Should SCOTUS deal with Johnson retroactivity through an original habeas petition?

The question in the title of this post should get habeas and/or sentencing geeks like me really excited, and I apologize in advance to everyone else.  But the question is on my mind and has me excited after reading this terrific (and lengthy) new PrawfBlawg post by Steve Vladeck titled "How an Obscure SCOTUS Procedure Can Solve AEDPA's Retroactivity Catch-22 (and a Growing Circuit Split)." The full post is today's must read for habeas and/or sentencing geeks, but the start and end of the effort should whet geeky appetites:

Thanks to Montgomery v. Louisiana, the retroactivity of new Supreme Court decisions is already an important part of the Court's current Term.  But as I explain in the post that follows, a new application pending before the Justices, In re Butler, raises a far more important retroactivity question, one that is already the subject of a 5-3 (and growing) circuit split, one that has an ever-shortening clock, and, most significantly, one that may only be definitively answerable if the Court does something it hasn't done in 90 years — issue an "original" writ of habeas corpus.

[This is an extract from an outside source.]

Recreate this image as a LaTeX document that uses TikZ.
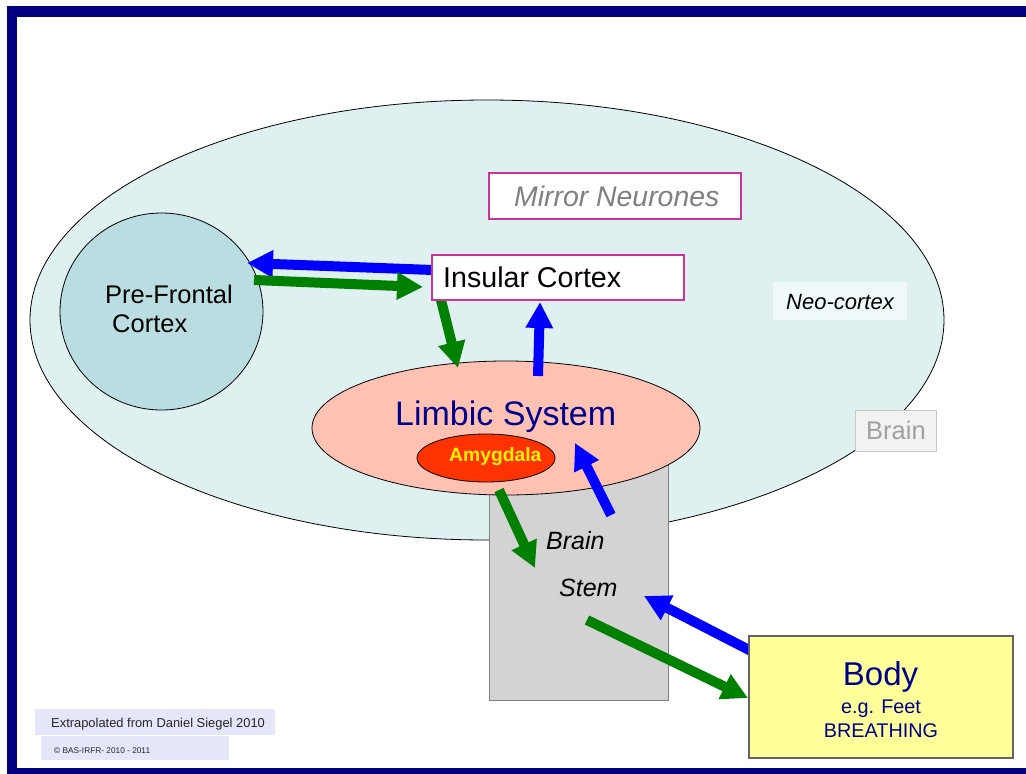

To unpack this dense but significant topic, Part I flags the origins of the problem — the restrictions on second-or-successive applications for post-conviction relief in the Antiterrorism and Effective Death Penalty Act of 1996 (AEDPA), and the Supreme Court's fractured 2001 interpretation of those provisions in Tyler v. Cain.  Part II turns to the current circuit split, which involves whether the Court's June decision in Johnson v. United States, which invalidated a provision of the Armed Career Criminals Act (ACCA), can be retroactively enforced in second-or-successive petitions.  Part III explains why that circuit split can't be resolved by the Supreme Court via certiorari — and why, instead, the best way for the Court to take up the Johnson question is through an "original" writ of habeas corpus in a case like Butler.  Finally, Part IV argues that the Court should use Butler not just to answer the Johnson question, but also to resolve the debate over Tyler, lest this exact same scenario repeat itself after the next Johnson-like ruling....

In a paper I wrote in 2011, I argued that there's actually a value in preserving the obscurity of the Supreme Court's original habeas jurisdiction — and that, if original writs became common, they'd lose their utility as a safety valve, since Congress would presumably also think to take away that authority as part of future jurisdiction-stripping initiatives.  But there's a difference between elusive remedies and illusory ones.  For two decades, we have labored under the fiction that AEDPA's gatekeeper provisions don't raise serious constitutional problems entirely because of this safety valve.  If, as a result of disuse, it turns out that the safety valve is sealed shut, then we can no longer dodge those constitutional questions.  Thus, although we may be in the midst of a perfect storm for retroactivity, a case like Butler may actually be the perfect vehicle for the Justices to remind themselves about their original habeas authority — and, in the process, to issue an opinion that dramatically reduces the need for such relief in future retroactivity cases.